Record list:
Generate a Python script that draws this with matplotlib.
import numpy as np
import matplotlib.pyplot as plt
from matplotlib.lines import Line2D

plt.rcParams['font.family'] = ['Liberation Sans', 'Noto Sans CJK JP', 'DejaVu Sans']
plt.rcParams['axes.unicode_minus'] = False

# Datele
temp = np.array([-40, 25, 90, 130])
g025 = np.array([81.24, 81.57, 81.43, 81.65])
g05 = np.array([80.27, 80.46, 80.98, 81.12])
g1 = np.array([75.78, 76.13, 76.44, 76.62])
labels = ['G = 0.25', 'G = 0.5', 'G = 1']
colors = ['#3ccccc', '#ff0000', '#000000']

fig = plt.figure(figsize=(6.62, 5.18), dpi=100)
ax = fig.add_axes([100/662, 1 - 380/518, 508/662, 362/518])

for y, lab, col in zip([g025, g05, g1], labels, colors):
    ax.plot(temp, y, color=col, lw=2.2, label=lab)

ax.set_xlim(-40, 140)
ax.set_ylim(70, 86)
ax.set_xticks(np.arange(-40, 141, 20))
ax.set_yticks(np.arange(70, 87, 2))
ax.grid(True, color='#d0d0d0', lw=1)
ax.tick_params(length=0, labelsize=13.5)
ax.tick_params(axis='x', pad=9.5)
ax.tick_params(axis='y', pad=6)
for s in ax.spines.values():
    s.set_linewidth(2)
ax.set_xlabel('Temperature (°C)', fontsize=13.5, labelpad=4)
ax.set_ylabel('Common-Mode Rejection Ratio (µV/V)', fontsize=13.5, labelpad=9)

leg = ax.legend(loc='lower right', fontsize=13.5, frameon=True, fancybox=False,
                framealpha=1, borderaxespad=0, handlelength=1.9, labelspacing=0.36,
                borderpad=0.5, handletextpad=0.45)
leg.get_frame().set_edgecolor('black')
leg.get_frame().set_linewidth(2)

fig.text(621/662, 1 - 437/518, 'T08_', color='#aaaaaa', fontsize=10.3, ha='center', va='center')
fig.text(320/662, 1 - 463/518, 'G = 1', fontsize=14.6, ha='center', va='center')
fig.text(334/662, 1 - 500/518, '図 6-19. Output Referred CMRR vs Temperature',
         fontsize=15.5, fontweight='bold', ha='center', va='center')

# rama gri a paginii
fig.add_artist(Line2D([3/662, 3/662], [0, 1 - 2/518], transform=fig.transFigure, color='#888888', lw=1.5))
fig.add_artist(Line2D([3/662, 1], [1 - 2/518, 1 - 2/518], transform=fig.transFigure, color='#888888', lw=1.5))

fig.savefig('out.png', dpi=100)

==

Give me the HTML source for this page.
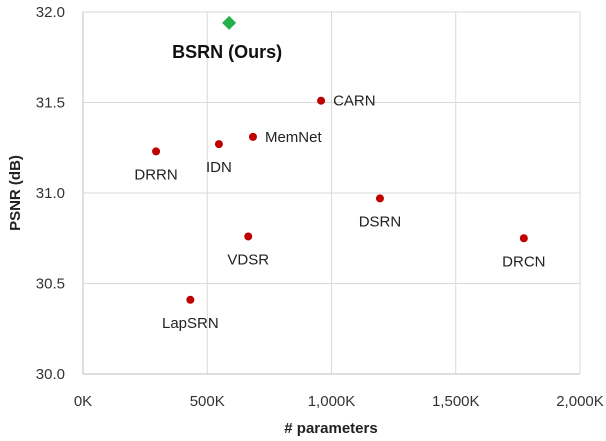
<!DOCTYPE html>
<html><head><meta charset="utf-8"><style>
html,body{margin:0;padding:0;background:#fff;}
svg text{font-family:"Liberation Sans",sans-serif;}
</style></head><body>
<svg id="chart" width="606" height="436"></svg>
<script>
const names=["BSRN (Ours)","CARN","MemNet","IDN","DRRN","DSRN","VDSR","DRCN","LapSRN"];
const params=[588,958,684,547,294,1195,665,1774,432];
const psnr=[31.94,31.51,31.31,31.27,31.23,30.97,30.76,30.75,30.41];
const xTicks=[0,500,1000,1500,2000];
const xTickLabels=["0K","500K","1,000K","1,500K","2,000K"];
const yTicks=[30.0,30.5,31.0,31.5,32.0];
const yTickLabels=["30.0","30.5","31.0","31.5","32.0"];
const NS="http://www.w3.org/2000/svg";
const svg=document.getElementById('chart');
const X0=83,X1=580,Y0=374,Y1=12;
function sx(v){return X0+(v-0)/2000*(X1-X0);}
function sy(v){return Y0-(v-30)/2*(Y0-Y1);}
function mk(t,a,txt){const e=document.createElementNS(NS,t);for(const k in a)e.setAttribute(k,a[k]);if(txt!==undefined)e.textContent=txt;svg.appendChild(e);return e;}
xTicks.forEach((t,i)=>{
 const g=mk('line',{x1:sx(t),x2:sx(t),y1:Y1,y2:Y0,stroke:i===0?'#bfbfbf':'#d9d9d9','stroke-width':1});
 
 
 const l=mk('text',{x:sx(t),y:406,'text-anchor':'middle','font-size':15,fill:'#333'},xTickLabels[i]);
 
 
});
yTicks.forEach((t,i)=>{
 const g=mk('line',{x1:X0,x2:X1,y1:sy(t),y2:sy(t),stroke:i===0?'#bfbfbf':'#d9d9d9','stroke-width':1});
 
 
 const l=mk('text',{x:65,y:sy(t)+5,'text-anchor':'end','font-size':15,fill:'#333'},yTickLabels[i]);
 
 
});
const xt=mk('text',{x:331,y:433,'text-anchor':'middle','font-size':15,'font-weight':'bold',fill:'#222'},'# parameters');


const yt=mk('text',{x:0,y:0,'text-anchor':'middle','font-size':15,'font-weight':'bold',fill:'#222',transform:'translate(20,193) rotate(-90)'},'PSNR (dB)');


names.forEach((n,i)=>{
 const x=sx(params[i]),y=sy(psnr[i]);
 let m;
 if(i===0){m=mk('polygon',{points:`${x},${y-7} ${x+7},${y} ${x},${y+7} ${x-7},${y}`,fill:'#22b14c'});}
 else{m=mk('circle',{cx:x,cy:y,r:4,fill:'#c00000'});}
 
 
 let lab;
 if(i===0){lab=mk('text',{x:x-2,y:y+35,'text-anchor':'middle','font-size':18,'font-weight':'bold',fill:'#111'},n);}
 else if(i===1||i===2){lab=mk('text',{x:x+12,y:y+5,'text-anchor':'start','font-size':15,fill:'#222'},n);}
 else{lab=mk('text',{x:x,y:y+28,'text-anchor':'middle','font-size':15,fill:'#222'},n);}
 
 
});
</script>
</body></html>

Task directions:
Above are the records. Copy the lines beginning at the one that has "Generate a Python" and ending with the one that has "plt.rcParams['axes.unicode_minus'] = False", unchanged.

Task output:
Generate a Python script that draws this with matplotlib.
import numpy as np
import matplotlib.pyplot as plt
from matplotlib.lines import Line2D

plt.rcParams['font.family'] = ['Liberation Sans', 'Noto Sans CJK JP', 'DejaVu Sans']
plt.rcParams['axes.unicode_minus'] = False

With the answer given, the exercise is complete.